Councilman Jack Weiss has proposed that an 18-member group study the effects of declining oil supplies worldwide, which could mean either no fuel for vehicles or increasingly skyrocketing gas prices.

Peak oil is a theory created by M. Hubbert King, a Shell geoscientist, in 1956. He used the theory to determine that American oil production, based on the available places to drill at the time, would begin declining between 1965 and 1970. The prediction proved to be true.

It is still widely debated, however, whether or not King’s theory works on a global scale, and oil company executives argue that while conventional oil supplies may cease to be found within the next decade that other potential sources, like the Canadian oil sands in Alberta, are still viable options.

Weiss is concerned that local governments should formulate a plan to be prepared for any such emergency.

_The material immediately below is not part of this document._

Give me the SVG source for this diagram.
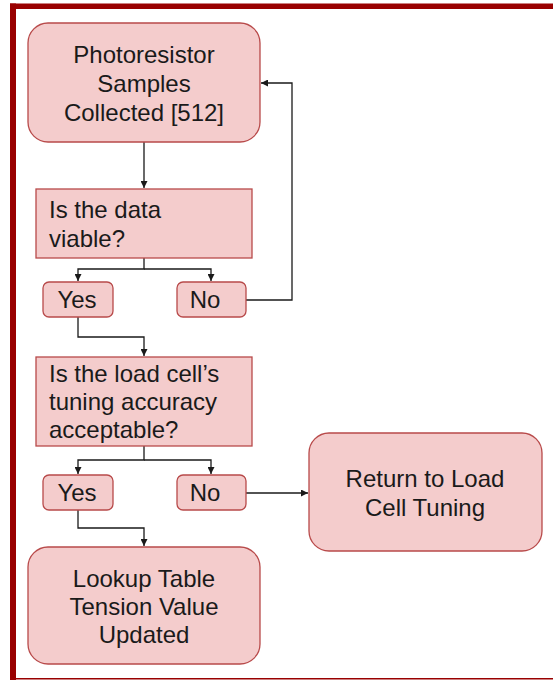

He believes that low-income residents will be forced to decide among paying higher home energy bills, fueling up their cars or buying food.

Those people would then seek out the help of government social services, and if those services become inundated, Weiss previously said, they could fail and that would require other government agencies to step in.

The point isn’t to control gas prices, Weiss has said, but to be prepared.

The city of Portland, Ore., also convened such a task force, which recommended after about a year of study that, among other things, the city should try to reduce fossil fuel consumption by 50 percent by 2032.

No members of the public or city leaders who spoke at the Bellingham council’s May 5 meeting said anything negative about the task force.